DESCRIPTION OF THE TASK | Repeat every line of the data exactly, but not the pictures.

DATA LINES |
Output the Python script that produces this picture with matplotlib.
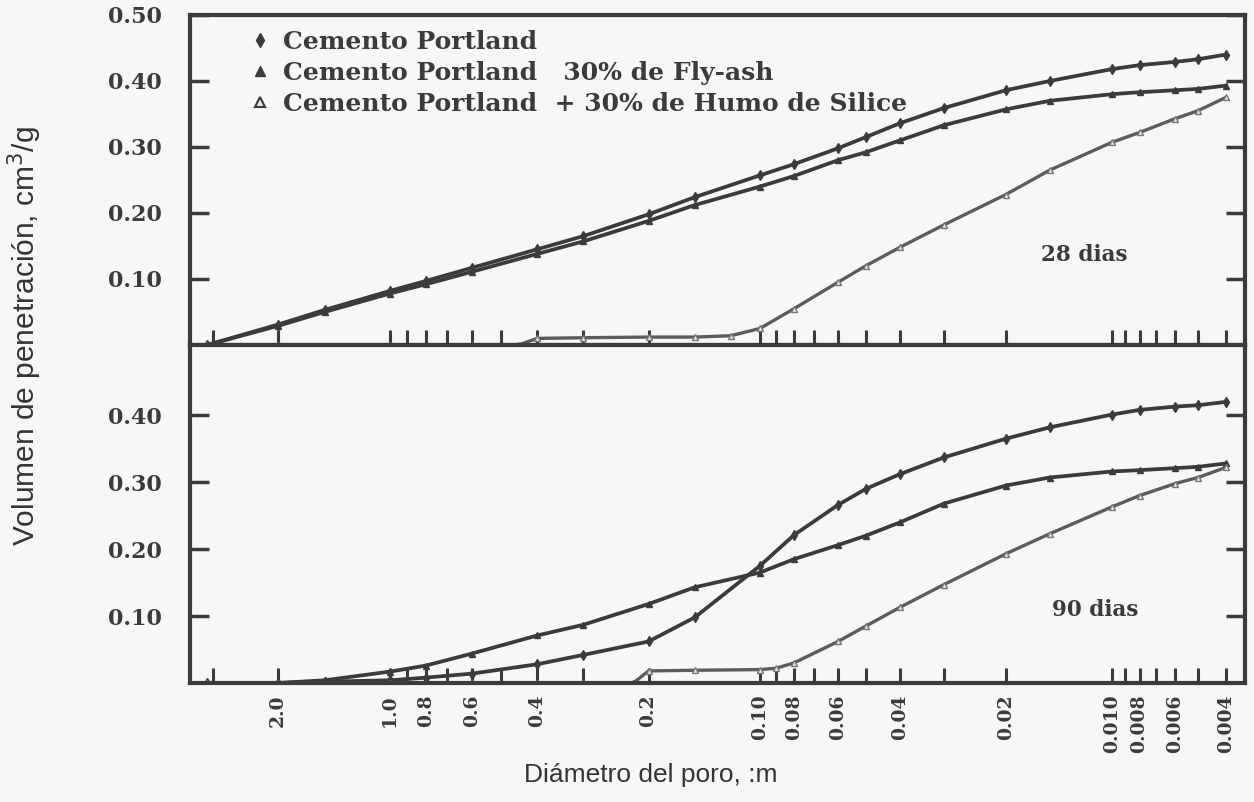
import matplotlib
matplotlib.use("Agg")
import matplotlib.pyplot as plt
from matplotlib.lines import Line2D
from matplotlib.ticker import FixedLocator, FixedFormatter, NullFormatter
import numpy as np

# pore diameter (um) where the curves were sampled
diam = [3.1, 2.0, 1.5, 1.0, 0.8, 0.6, 0.4, 0.3, 0.2, 0.15, 0.1, 0.08, 0.06,
        0.05, 0.04, 0.03, 0.02, 0.015, 0.01, 0.008, 0.006, 0.005, 0.004]

# 28 days
portland_28 = [0.0, 0.031, 0.053, 0.082, 0.097, 0.117, 0.145, 0.165, 0.198, 0.224,
               0.257, 0.274, 0.298, 0.315, 0.336, 0.359, 0.386, 0.400, 0.418,
               0.424, 0.429, 0.433, 0.440]
flyash_28 = [0.0, 0.029, 0.050, 0.078, 0.092, 0.111, 0.138, 0.157, 0.188, 0.212,
             0.240, 0.256, 0.280, 0.292, 0.310, 0.333, 0.357, 0.370, 0.380,
             0.383, 0.386, 0.388, 0.393]
diam_sf = [3.1, 2.0, 1.0, 0.6, 0.45, 0.4, 0.3, 0.2, 0.15, 0.12, 0.1, 0.08, 0.06,
           0.05, 0.04, 0.03, 0.02, 0.015, 0.01, 0.008, 0.006, 0.005, 0.004]
silica_28 = [0.0, 0.0, 0.0, 0.0, 0.0, 0.010, 0.011, 0.012, 0.012, 0.014,
             0.025, 0.055, 0.095, 0.120, 0.148, 0.182, 0.228, 0.265, 0.307,
             0.322, 0.343, 0.355, 0.375]

# 90 days
portland_90 = [0.0, 0.0, 0.002, 0.004, 0.008, 0.014, 0.028, 0.042, 0.062, 0.098,
               0.175, 0.221, 0.266, 0.290, 0.312, 0.337, 0.365, 0.382, 0.401,
               0.408, 0.413, 0.415, 0.420]
flyash_90 = [0.0, 0.0, 0.004, 0.017, 0.026, 0.044, 0.071, 0.087, 0.118, 0.143,
             0.165, 0.185, 0.206, 0.220, 0.240, 0.268, 0.295, 0.307, 0.316,
             0.318, 0.321, 0.323, 0.328]
diam_sf90 = [3.1, 2.0, 1.0, 0.6, 0.4, 0.3, 0.22, 0.2, 0.15, 0.1, 0.09, 0.08, 0.06,
             0.05, 0.04, 0.03, 0.02, 0.015, 0.01, 0.008, 0.006, 0.005, 0.004]
silica_90 = [0.0, 0.0, 0.0, 0.0, 0.0, 0.0, 0.0, 0.018, 0.019, 0.020, 0.022,
             0.030, 0.062, 0.085, 0.113, 0.147, 0.193, 0.223, 0.263, 0.280,
             0.298, 0.307, 0.322]

xtick_vals = [2.0, 1.0, 0.8, 0.6, 0.4, 0.2, 0.1, 0.08, 0.06, 0.04, 0.02,
              0.01, 0.008, 0.006, 0.004]
xtick_text = ["2.0", "1.0", "0.8", "0.6", "0.4", "0.2", "0.10", "0.08", "0.06",
              "0.04", "0.02", "0.010", "0.008", "0.006", "0.004"]
xminor_vals = [3.0, 0.9, 0.7, 0.5, 0.3, 0.09, 0.07, 0.05, 0.03, 0.009, 0.007, 0.005]

legend_text = ["Cemento Portland",
               "Cemento Portland   30% de Fly-ash",
               "Cemento Portland  + 30% de Humo de Silice"]

# the printed diameter axis is only roughly logarithmic: piecewise log scale
knot_d = np.log10([4.0, 2.0, 1.0, 0.1, 0.01, 0.004, 0.003])
knot_p = np.array([166.0, 278.0, 390.0, 760.0, 1112.0, 1226.0, 1262.0])


def fwd(x):
    # increasing with diameter, so the axis is flipped with set_xlim
    x = np.clip(np.asarray(x, dtype=float), 1e-6, None)
    return -np.interp(-np.log10(x), -knot_d, knot_p)


def inv(p):
    return 10.0 ** (-np.interp(-np.asarray(p, dtype=float), knot_p, -knot_d))


INK = "#3b3b3b"
SERIF = ["DejaVu Serif"]
SANS = ["Liberation Sans", "DejaVu Sans"]
BG = "#f7f7f7"

fig = plt.figure(figsize=(12.54, 8.02), dpi=100, facecolor=BG)
gs = fig.add_gridspec(2, 1, left=0.1515, right=0.9928, bottom=0.1484, top=0.9813,
                      hspace=0.0, height_ratios=[330, 338])
ax1 = fig.add_subplot(gs[0])
ax2 = fig.add_subplot(gs[1], sharex=ax1)

panels = [(ax1, portland_28, flyash_28, silica_28, 0.50, "28 dias", 0.848, 0.273),
          (ax2, portland_90, flyash_90, silica_90, 0.505, "90 dias", 0.858, 0.216)]

for ax, p, f, s, ytop, tag, tx, ty in panels:
    ax.set_facecolor(BG)
    ax.set_xscale("function", functions=(fwd, inv))
    ax.plot(diam, p, color=INK, lw=2.7, marker="d", ms=5, mfc=INK, mec=INK)
    ax.plot(diam, f, color=INK, lw=2.7, marker="^", ms=4.5, mfc=INK, mec=INK)
    sx = diam_sf if ax is ax1 else diam_sf90
    ax.plot(sx, s, color="#5c5c5c", lw=2.4, marker="^", ms=4.5, mfc="#e8e8e8",
            mec="#777777", mew=1.0)
    ax.set_ylim(0, ytop)
    yt = [0.1, 0.2, 0.3, 0.4, 0.5] if ax is ax1 else [0.1, 0.2, 0.3, 0.4]
    ax.set_yticks(yt)
    ax.set_yticklabels(["%.2f" % v for v in yt])
    ax.tick_params(axis="y", which="both", direction="in", length=14, width=2.5,
                   left=True, right=True, colors=INK, labelsize=16, pad=20)
    ax.xaxis.set_major_locator(FixedLocator(xtick_vals))
    ax.xaxis.set_minor_locator(FixedLocator(xminor_vals))
    ax.xaxis.set_minor_formatter(NullFormatter())
    ax.tick_params(axis="x", which="both", direction="in", length=11, width=2.2,
                   top=False, bottom=True, colors=INK)
    for sp in ax.spines.values():
        sp.set_linewidth(3)
        sp.set_color(INK)
    for lab in ax.get_yticklabels():
        lab.set_family(SERIF)
        lab.set_fontweight("bold")
    ax.text(tx, ty, tag, transform=ax.transAxes, ha="center", va="center",
            fontsize=15.5, fontweight="bold", family=SERIF, color=INK)

ax1.set_xlim(3.45, 0.00343)
ax1.tick_params(axis="x", labelbottom=False)
ax2.xaxis.set_major_formatter(FixedFormatter(xtick_text))
ax2.tick_params(axis="x", labelbottom=True, labelsize=13.5, pad=8)
for lab in ax2.get_xticklabels():
    lab.set_rotation(90)
    lab.set_family(SERIF)
    lab.set_fontweight("bold")

handles = [Line2D([], [], ls="none", marker="d", ms=7, color=INK),
           Line2D([], [], ls="none", marker="^", ms=7, color=INK),
           Line2D([], [], ls="none", marker="^", ms=7, mfc="#e8e8e8", mec=INK, mew=1.5)]
ax1.legend(handles, legend_text, loc="upper left", bbox_to_anchor=(0.038, 1.015),
           frameon=False, handlelength=0.8, handletextpad=0.5, labelspacing=0.28,
           borderaxespad=0.4,
           prop={"family": SERIF, "weight": "bold", "size": 18})
for t in ax1.get_legend().get_texts():
    t.set_color(INK)

fig.text(0.020, 0.581, "Volumen de penetración, cm$^3$/g", rotation=90,
         ha="center", va="center", fontsize=21.5, family=SANS, color="#333333")
fig.text(0.519, 0.034, "Diámetro del poro, :m", ha="center", va="center",
         fontsize=19, family=SANS, color="#333333")

fig.savefig("out.png", dpi=100, facecolor=BG)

RESPONSE |
Output the Python script that produces this picture with matplotlib.
import matplotlib
matplotlib.use("Agg")
import matplotlib.pyplot as plt
from matplotlib.lines import Line2D
from matplotlib.ticker import FixedLocator, FixedFormatter, NullFormatter
import numpy as np

# pore diameter (um) where the curves were sampled
diam = [3.1, 2.0, 1.5, 1.0, 0.8, 0.6, 0.4, 0.3, 0.2, 0.15, 0.1, 0.08, 0.06,
        0.05, 0.04, 0.03, 0.02, 0.015, 0.01, 0.008, 0.006, 0.005, 0.004]

# 28 days
portland_28 = [0.0, 0.031, 0.053, 0.082, 0.097, 0.117, 0.145, 0.165, 0.198, 0.224,
               0.257, 0.274, 0.298, 0.315, 0.336, 0.359, 0.386, 0.400, 0.418,
               0.424, 0.429, 0.433, 0.440]
flyash_28 = [0.0, 0.029, 0.050, 0.078, 0.092, 0.111, 0.138, 0.157, 0.188, 0.212,
             0.240, 0.256, 0.280, 0.292, 0.310, 0.333, 0.357, 0.370, 0.380,
             0.383, 0.386, 0.388, 0.393]
diam_sf = [3.1, 2.0, 1.0, 0.6, 0.45, 0.4, 0.3, 0.2, 0.15, 0.12, 0.1, 0.08, 0.06,
           0.05, 0.04, 0.03, 0.02, 0.015, 0.01, 0.008, 0.006, 0.005, 0.004]
silica_28 = [0.0, 0.0, 0.0, 0.0, 0.0, 0.010, 0.011, 0.012, 0.012, 0.014,
             0.025, 0.055, 0.095, 0.120, 0.148, 0.182, 0.228, 0.265, 0.307,
             0.322, 0.343, 0.355, 0.375]

# 90 days
portland_90 = [0.0, 0.0, 0.002, 0.004, 0.008, 0.014, 0.028, 0.042, 0.062, 0.098,
               0.175, 0.221, 0.266, 0.290, 0.312, 0.337, 0.365, 0.382, 0.401,
               0.408, 0.413, 0.415, 0.420]
flyash_90 = [0.0, 0.0, 0.004, 0.017, 0.026, 0.044, 0.071, 0.087, 0.118, 0.143,
             0.165, 0.185, 0.206, 0.220, 0.240, 0.268, 0.295, 0.307, 0.316,
             0.318, 0.321, 0.323, 0.328]
diam_sf90 = [3.1, 2.0, 1.0, 0.6, 0.4, 0.3, 0.22, 0.2, 0.15, 0.1, 0.09, 0.08, 0.06,
             0.05, 0.04, 0.03, 0.02, 0.015, 0.01, 0.008, 0.006, 0.005, 0.004]
silica_90 = [0.0, 0.0, 0.0, 0.0, 0.0, 0.0, 0.0, 0.018, 0.019, 0.020, 0.022,
             0.030, 0.062, 0.085, 0.113, 0.147, 0.193, 0.223, 0.263, 0.280,
             0.298, 0.307, 0.322]

xtick_vals = [2.0, 1.0, 0.8, 0.6, 0.4, 0.2, 0.1, 0.08, 0.06, 0.04, 0.02,
              0.01, 0.008, 0.006, 0.004]
xtick_text = ["2.0", "1.0", "0.8", "0.6", "0.4", "0.2", "0.10", "0.08", "0.06",
              "0.04", "0.02", "0.010", "0.008", "0.006", "0.004"]
xminor_vals = [3.0, 0.9, 0.7, 0.5, 0.3, 0.09, 0.07, 0.05, 0.03, 0.009, 0.007, 0.005]

legend_text = ["Cemento Portland",
               "Cemento Portland   30% de Fly-ash",
               "Cemento Portland  + 30% de Humo de Silice"]

# the printed diameter axis is only roughly logarithmic: piecewise log scale
knot_d = np.log10([4.0, 2.0, 1.0, 0.1, 0.01, 0.004, 0.003])
knot_p = np.array([166.0, 278.0, 390.0, 760.0, 1112.0, 1226.0, 1262.0])


def fwd(x):
    # increasing with diameter, so the axis is flipped with set_xlim
    x = np.clip(np.asarray(x, dtype=float), 1e-6, None)
    return -np.interp(-np.log10(x), -knot_d, knot_p)


def inv(p):
    return 10.0 ** (-np.interp(-np.asarray(p, dtype=float), knot_p, -knot_d))


INK = "#3b3b3b"
SERIF = ["DejaVu Serif"]
SANS = ["Liberation Sans", "DejaVu Sans"]
BG = "#f7f7f7"

fig = plt.figure(figsize=(12.54, 8.02), dpi=100, facecolor=BG)
gs = fig.add_gridspec(2, 1, left=0.1515, right=0.9928, bottom=0.1484, top=0.9813,
                      hspace=0.0, height_ratios=[330, 338])
ax1 = fig.add_subplot(gs[0])
ax2 = fig.add_subplot(gs[1], sharex=ax1)

panels = [(ax1, portland_28, flyash_28, silica_28, 0.50, "28 dias", 0.848, 0.273),
          (ax2, portland_90, flyash_90, silica_90, 0.505, "90 dias", 0.858, 0.216)]

for ax, p, f, s, ytop, tag, tx, ty in panels:
    ax.set_facecolor(BG)
    ax.set_xscale("function", functions=(fwd, inv))
    ax.plot(diam, p, color=INK, lw=2.7, marker="d", ms=5, mfc=INK, mec=INK)
    ax.plot(diam, f, color=INK, lw=2.7, marker="^", ms=4.5, mfc=INK, mec=INK)
    sx = diam_sf if ax is ax1 else diam_sf90
    ax.plot(sx, s, color="#5c5c5c", lw=2.4, marker="^", ms=4.5, mfc="#e8e8e8",
            mec="#777777", mew=1.0)
    ax.set_ylim(0, ytop)
    yt = [0.1, 0.2, 0.3, 0.4, 0.5] if ax is ax1 else [0.1, 0.2, 0.3, 0.4]
    ax.set_yticks(yt)
    ax.set_yticklabels(["%.2f" % v for v in yt])
    ax.tick_params(axis="y", which="both", direction="in", length=14, width=2.5,
                   left=True, right=True, colors=INK, labelsize=16, pad=20)
    ax.xaxis.set_major_locator(FixedLocator(xtick_vals))
    ax.xaxis.set_minor_locator(FixedLocator(xminor_vals))
    ax.xaxis.set_minor_formatter(NullFormatter())
    ax.tick_params(axis="x", which="both", direction="in", length=11, width=2.2,
                   top=False, bottom=True, colors=INK)
    for sp in ax.spines.values():
        sp.set_linewidth(3)
        sp.set_color(INK)
    for lab in ax.get_yticklabels():
        lab.set_family(SERIF)
        lab.set_fontweight("bold")
    ax.text(tx, ty, tag, transform=ax.transAxes, ha="center", va="center",
            fontsize=15.5, fontweight="bold", family=SERIF, color=INK)

ax1.set_xlim(3.45, 0.00343)
ax1.tick_params(axis="x", labelbottom=False)
ax2.xaxis.set_major_formatter(FixedFormatter(xtick_text))
ax2.tick_params(axis="x", labelbottom=True, labelsize=13.5, pad=8)
for lab in ax2.get_xticklabels():
    lab.set_rotation(90)
    lab.set_family(SERIF)
    lab.set_fontweight("bold")

handles = [Line2D([], [], ls="none", marker="d", ms=7, color=INK),
           Line2D([], [], ls="none", marker="^", ms=7, color=INK),
           Line2D([], [], ls="none", marker="^", ms=7, mfc="#e8e8e8", mec=INK, mew=1.5)]
ax1.legend(handles, legend_text, loc="upper left", bbox_to_anchor=(0.038, 1.015),
           frameon=False, handlelength=0.8, handletextpad=0.5, labelspacing=0.28,
           borderaxespad=0.4,
           prop={"family": SERIF, "weight": "bold", "size": 18})
for t in ax1.get_legend().get_texts():
    t.set_color(INK)

fig.text(0.020, 0.581, "Volumen de penetración, cm$^3$/g", rotation=90,
         ha="center", va="center", fontsize=21.5, family=SANS, color="#333333")
fig.text(0.519, 0.034, "Diámetro del poro, :m", ha="center", va="center",
         fontsize=19, family=SANS, color="#333333")

fig.savefig("out.png", dpi=100, facecolor=BG)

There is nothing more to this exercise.